### Task brief
Leave the pictures out and transcribe every record exactly.

** start **

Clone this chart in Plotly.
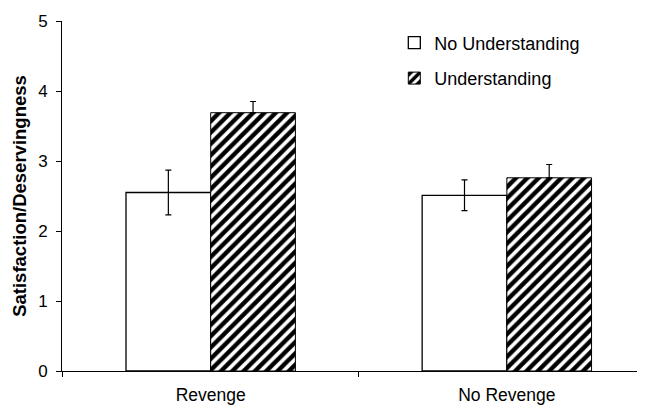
import plotly.graph_objects as go

categories = ["Revenge", "No Revenge"]
series_names = ["No Understanding", "Understanding"]
no_understanding = [2.55, 2.51]
no_understanding_se = [0.32, 0.22]
understanding = [3.69, 2.76]
understanding_se = [0.16, 0.19]
y_ticks = [0, 1, 2, 3, 4, 5]

FONT = "Liberation Sans, Arial, sans-serif"

fig = go.Figure()

fig.add_trace(go.Bar(
    name=series_names[0], x=categories, y=no_understanding,
    marker=dict(color="white", line=dict(color="black", width=1.3)),
    error_y=dict(type="data", array=no_understanding_se, color="black", thickness=1.2, width=3),
    legendgroup="a",
))
fig.add_trace(go.Bar(
    name=series_names[1], x=categories, y=understanding,
    marker=dict(color="white", line=dict(color="black", width=1),
                pattern=dict(shape="/", fgcolor="black", bgcolor="white", fgopacity=1,
                             size=8, solidity=0.55)),
    error_y=dict(type="data", symmetric=False, array=understanding_se,
                 arrayminus=[0] * len(understanding_se), color="black", thickness=1.2, width=3),
    legendgroup="b",
))

fig.update_layout(
    width=637, height=398,
    margin=dict(l=54, r=0, t=13, b=35),
    paper_bgcolor="white", plot_bgcolor="white",
    font=dict(family=FONT, size=17, color="black"),
    barmode="group", bargap=0.428, bargroupgap=0,
    showlegend=True,
    legend=dict(x=0.57, y=0.99, xanchor="left", yanchor="top",
                bgcolor="rgba(0,0,0,0)", font=dict(size=18),
                traceorder="grouped", tracegroupgap=9),
    xaxis=dict(type="category", range=[-0.5021, 1.4665], automargin=False,
               tickson="boundaries", ticks="outside", ticklen=5, tickcolor="black",
               showline=True, linecolor="black", linewidth=1.3, showgrid=False,
               tickfont=dict(size=17.5), ticklabelstandoff=8),
    yaxis=dict(range=[0, 5], tickvals=y_ticks, ticks="outside", ticklen=5, tickcolor="black",
               showline=True, linecolor="black", linewidth=1, showgrid=False, zeroline=False,
               automargin=False, tickfont=dict(size=17), ticklabelstandoff=5,
               title=dict(text="<b>Satisfaction/Deservingness</b>", font=dict(size=18.5), standoff=6)),
)

fig.write_html("out.html")
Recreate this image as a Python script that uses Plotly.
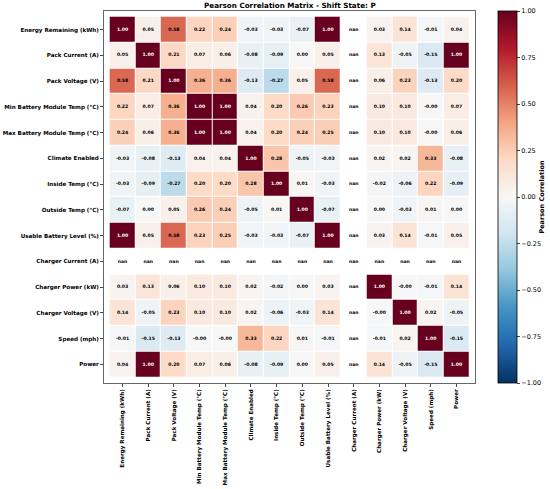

** end **

### Finished answer
Clone this chart in Plotly.
import plotly.graph_objects as go

categories = ["Revenge", "No Revenge"]
series_names = ["No Understanding", "Understanding"]
no_understanding = [2.55, 2.51]
no_understanding_se = [0.32, 0.22]
understanding = [3.69, 2.76]
understanding_se = [0.16, 0.19]
y_ticks = [0, 1, 2, 3, 4, 5]

FONT = "Liberation Sans, Arial, sans-serif"

fig = go.Figure()

fig.add_trace(go.Bar(
    name=series_names[0], x=categories, y=no_understanding,
    marker=dict(color="white", line=dict(color="black", width=1.3)),
    error_y=dict(type="data", array=no_understanding_se, color="black", thickness=1.2, width=3),
    legendgroup="a",
))
fig.add_trace(go.Bar(
    name=series_names[1], x=categories, y=understanding,
    marker=dict(color="white", line=dict(color="black", width=1),
                pattern=dict(shape="/", fgcolor="black", bgcolor="white", fgopacity=1,
                             size=8, solidity=0.55)),
    error_y=dict(type="data", symmetric=False, array=understanding_se,
                 arrayminus=[0] * len(understanding_se), color="black", thickness=1.2, width=3),
    legendgroup="b",
))

fig.update_layout(
    width=637, height=398,
    margin=dict(l=54, r=0, t=13, b=35),
    paper_bgcolor="white", plot_bgcolor="white",
    font=dict(family=FONT, size=17, color="black"),
    barmode="group", bargap=0.428, bargroupgap=0,
    showlegend=True,
    legend=dict(x=0.57, y=0.99, xanchor="left", yanchor="top",
                bgcolor="rgba(0,0,0,0)", font=dict(size=18),
                traceorder="grouped", tracegroupgap=9),
    xaxis=dict(type="category", range=[-0.5021, 1.4665], automargin=False,
               tickson="boundaries", ticks="outside", ticklen=5, tickcolor="black",
               showline=True, linecolor="black", linewidth=1.3, showgrid=False,
               tickfont=dict(size=17.5), ticklabelstandoff=8),
    yaxis=dict(range=[0, 5], tickvals=y_ticks, ticks="outside", ticklen=5, tickcolor="black",
               showline=True, linecolor="black", linewidth=1, showgrid=False, zeroline=False,
               automargin=False, tickfont=dict(size=17), ticklabelstandoff=5,
               title=dict(text="<b>Satisfaction/Deservingness</b>", font=dict(size=18.5), standoff=6)),
)

fig.write_html("out.html")
Recreate this image as a Python script that uses Plotly.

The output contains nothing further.